* [Data section]:
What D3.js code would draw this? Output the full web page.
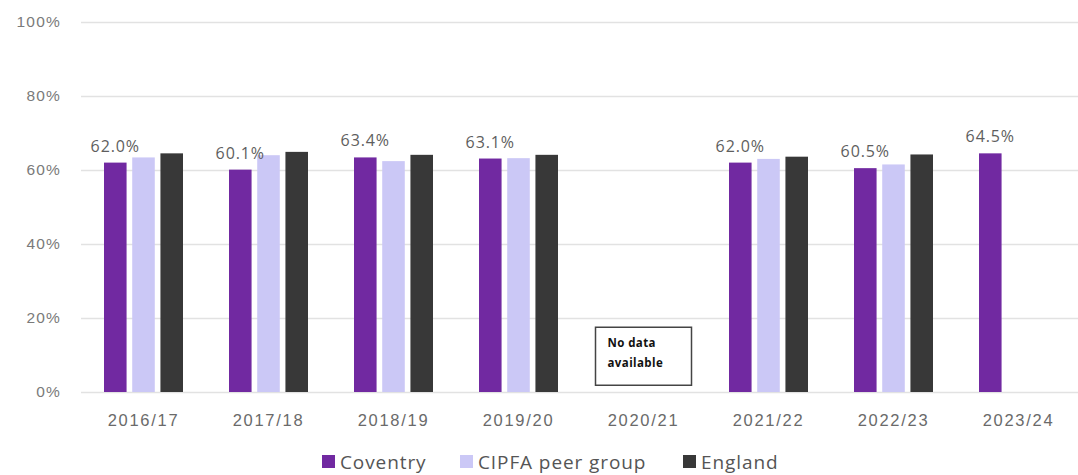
<!DOCTYPE html>
<html>
<head>
<meta charset="utf-8">
<script src="https://cdn.jsdelivr.net/npm/d3@7"></script>
<style>
  html, body { margin: 0; padding: 0; background: #ffffff; }
  svg { display: block; font-family: "Open Sans", "Noto Sans", sans-serif; }
</style>
</head>
<body>
<svg id="chart" width="1078" height="475"></svg>
<script>
// Years shown along the x axis
const years = ["2016/17", "2017/18", "2018/19", "2019/20", "2020/21", "2021/22", "2022/23", "2023/24"];

// Series names, in legend order
const seriesNames = ["Coventry", "CIPFA peer group", "England"];

// Percentages per series (null = no data for that year)
const coventry = [62.0, 60.1, 63.4, 63.1, null, 62.0, 60.5, 64.5];
const cipfaPeers = [63.4, 64.0, 62.4, 63.2, null, 63.0, 61.5, null];
const england = [64.5, 64.9, 64.1, 64.1, null, 63.6, 64.2, null];

// Y axis ticks
const yTicks = [0, 20, 40, 60, 80, 100];

// Year with no data at all
const noDataYear = "2020/21";
const noDataText = ["No data", "available"];

const seriesValues = [coventry, cipfaPeers, england];
const colors = ["#7129a1", "#cbc8f6", "#383838"];

const svg = d3.select("#chart");
const W = 1078;

const x0 = d3.scaleBand()
  .domain(years)
  .range([81, 1081])
  .paddingInner(0.368)
  .paddingOuter(0.184);

const x1 = d3.scaleBand()
  .domain(seriesNames)
  .range([0, x0.bandwidth()])
  .paddingInner(0.2);

const y = d3.scaleLinear().domain([0, 100]).range([392, 22]);

// Gridlines
const yAxis = d3.axisLeft(y)
  .tickValues(yTicks)
  .tickSize(-(W - 81))
  .tickFormat(d => d + "%");

const gy = svg.append("g")
  .attr("transform", "translate(81,0)")
  .call(yAxis);
gy.select(".domain").remove();
gy.selectAll(".tick line").attr("stroke", "#e2e2e2").attr("stroke-width", 1.3);
gy.selectAll(".tick text")
  .attr("x", -20)
  .attr("fill", "#7a7a7a")
  .style("font-size", "15.5px")
  .style("letter-spacing", "1.2px");

// Category axis labels
const gx = svg.append("g")
  .attr("transform", "translate(0,392)")
  .call(d3.axisBottom(x0).tickSize(0).tickPadding(0));
gx.select(".domain").remove();
gx.selectAll(".tick text")
  .attr("y", 28)
  .attr("dy", "0.35em")
  .attr("fill", "#6a6a6a")
  .style("font-size", "16.5px")
  .style("letter-spacing", "1.7px");

// Bars
const rows = years.map((yr, i) => ({
  year: yr,
  values: seriesNames.map((s, k) => ({ series: s, k, v: seriesValues[k][i] }))
}));

const groups = svg.append("g").selectAll("g")
  .data(rows)
  .join("g")
  .attr("transform", d => `translate(${x0(d.year)},0)`);

groups.selectAll("rect")
  .data(d => d.values.filter(v => v.v !== null))
  .join("rect")
  .attr("x", d => x1(d.series))
  .attr("width", x1.bandwidth())
  .attr("y", d => y(d.v))
  .attr("height", d => y(0) - y(d.v))
  .attr("fill", d => colors[d.k]);

// Value labels above the Coventry bars
groups.filter(d => d.values[0].v !== null)
  .append("text")
  .attr("x", x1(seriesNames[0]) + x1.bandwidth() / 2)
  .attr("y", d => y(d.values[0].v) - 11)
  .attr("text-anchor", "middle")
  .attr("fill", "#5e5e5e")
  .style("font-size", "16px")
  .style("letter-spacing", "0.9px")
  .text(d => d.values[0].v.toFixed(1) + "%");

// "No data available" note
const nx = x0(noDataYear) + x0.bandwidth() / 2;
const note = svg.append("g");
note.append("rect")
  .attr("x", nx - 48)
  .attr("y", y(17.5))
  .attr("width", 96)
  .attr("height", 58)
  .attr("fill", "#ffffff")
  .attr("stroke", "#444444")
  .attr("stroke-width", 1.5);
note.selectAll("text")
  .data(noDataText)
  .join("text")
  .attr("x", nx - 36)
  .attr("y", (d, i) => y(17.5) + 20 + i * 20)
  .attr("fill", "#111111")
  .style("font-size", "11.5px")
  .style("font-weight", "bold")
  .style("letter-spacing", "0.4px")
  .text(d => d);

// Legend
const legendX = [322, 460, 683];
const legend = svg.append("g").selectAll("g")
  .data(seriesNames)
  .join("g")
  .attr("transform", (d, i) => `translate(${legendX[i]},455)`);
legend.append("rect")
  .attr("width", 13)
  .attr("height", 13)
  .attr("fill", (d, i) => colors[i]);
legend.append("text")
  .attr("x", 18)
  .attr("y", 7)
  .attr("dy", "0.35em")
  .attr("fill", "#555555")
  .style("font-size", "19px")
  .style("letter-spacing", "0.9px")
  .text(d => d);
</script>
</body>
</html>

* [Task to carry out]:
Leave the pictures out and output the rest of the listing exactly.

* [Answer to this problem]:
What D3.js code would draw this? Output the full web page.
<!DOCTYPE html>
<html>
<head>
<meta charset="utf-8">
<script src="https://cdn.jsdelivr.net/npm/d3@7"></script>
<style>
  html, body { margin: 0; padding: 0; background: #ffffff; }
  svg { display: block; font-family: "Open Sans", "Noto Sans", sans-serif; }
</style>
</head>
<body>
<svg id="chart" width="1078" height="475"></svg>
<script>
// Years shown along the x axis
const years = ["2016/17", "2017/18", "2018/19", "2019/20", "2020/21", "2021/22", "2022/23", "2023/24"];

// Series names, in legend order
const seriesNames = ["Coventry", "CIPFA peer group", "England"];

// Percentages per series (null = no data for that year)
const coventry = [62.0, 60.1, 63.4, 63.1, null, 62.0, 60.5, 64.5];
const cipfaPeers = [63.4, 64.0, 62.4, 63.2, null, 63.0, 61.5, null];
const england = [64.5, 64.9, 64.1, 64.1, null, 63.6, 64.2, null];

// Y axis ticks
const yTicks = [0, 20, 40, 60, 80, 100];

// Year with no data at all
const noDataYear = "2020/21";
const noDataText = ["No data", "available"];

const seriesValues = [coventry, cipfaPeers, england];
const colors = ["#7129a1", "#cbc8f6", "#383838"];

const svg = d3.select("#chart");
const W = 1078;

const x0 = d3.scaleBand()
  .domain(years)
  .range([81, 1081])
  .paddingInner(0.368)
  .paddingOuter(0.184);

const x1 = d3.scaleBand()
  .domain(seriesNames)
  .range([0, x0.bandwidth()])
  .paddingInner(0.2);

const y = d3.scaleLinear().domain([0, 100]).range([392, 22]);

// Gridlines
const yAxis = d3.axisLeft(y)
  .tickValues(yTicks)
  .tickSize(-(W - 81))
  .tickFormat(d => d + "%");

const gy = svg.append("g")
  .attr("transform", "translate(81,0)")
  .call(yAxis);
gy.select(".domain").remove();
gy.selectAll(".tick line").attr("stroke", "#e2e2e2").attr("stroke-width", 1.3);
gy.selectAll(".tick text")
  .attr("x", -20)
  .attr("fill", "#7a7a7a")
  .style("font-size", "15.5px")
  .style("letter-spacing", "1.2px");

// Category axis labels
const gx = svg.append("g")
  .attr("transform", "translate(0,392)")
  .call(d3.axisBottom(x0).tickSize(0).tickPadding(0));
gx.select(".domain").remove();
gx.selectAll(".tick text")
  .attr("y", 28)
  .attr("dy", "0.35em")
  .attr("fill", "#6a6a6a")
  .style("font-size", "16.5px")
  .style("letter-spacing", "1.7px");

// Bars
const rows = years.map((yr, i) => ({
  year: yr,
  values: seriesNames.map((s, k) => ({ series: s, k, v: seriesValues[k][i] }))
}));

const groups = svg.append("g").selectAll("g")
  .data(rows)
  .join("g")
  .attr("transform", d => `translate(${x0(d.year)},0)`);

groups.selectAll("rect")
  .data(d => d.values.filter(v => v.v !== null))
  .join("rect")
  .attr("x", d => x1(d.series))
  .attr("width", x1.bandwidth())
  .attr("y", d => y(d.v))
  .attr("height", d => y(0) - y(d.v))
  .attr("fill", d => colors[d.k]);

// Value labels above the Coventry bars
groups.filter(d => d.values[0].v !== null)
  .append("text")
  .attr("x", x1(seriesNames[0]) + x1.bandwidth() / 2)
  .attr("y", d => y(d.values[0].v) - 11)
  .attr("text-anchor", "middle")
  .attr("fill", "#5e5e5e")
  .style("font-size", "16px")
  .style("letter-spacing", "0.9px")
  .text(d => d.values[0].v.toFixed(1) + "%");

// "No data available" note
const nx = x0(noDataYear) + x0.bandwidth() / 2;
const note = svg.append("g");
note.append("rect")
  .attr("x", nx - 48)
  .attr("y", y(17.5))
  .attr("width", 96)
  .attr("height", 58)
  .attr("fill", "#ffffff")
  .attr("stroke", "#444444")
  .attr("stroke-width", 1.5);
note.selectAll("text")
  .data(noDataText)
  .join("text")
  .attr("x", nx - 36)
  .attr("y", (d, i) => y(17.5) + 20 + i * 20)
  .attr("fill", "#111111")
  .style("font-size", "11.5px")
  .style("font-weight", "bold")
  .style("letter-spacing", "0.4px")
  .text(d => d);

// Legend
const legendX = [322, 460, 683];
const legend = svg.append("g").selectAll("g")
  .data(seriesNames)
  .join("g")
  .attr("transform", (d, i) => `translate(${legendX[i]},455)`);
legend.append("rect")
  .attr("width", 13)
  .attr("height", 13)
  .attr("fill", (d, i) => colors[i]);
legend.append("text")
  .attr("x", 18)
  .attr("y", 7)
  .attr("dy", "0.35em")
  .attr("fill", "#555555")
  .style("font-size", "19px")
  .style("letter-spacing", "0.9px")
  .text(d => d);
</script>
</body>
</html>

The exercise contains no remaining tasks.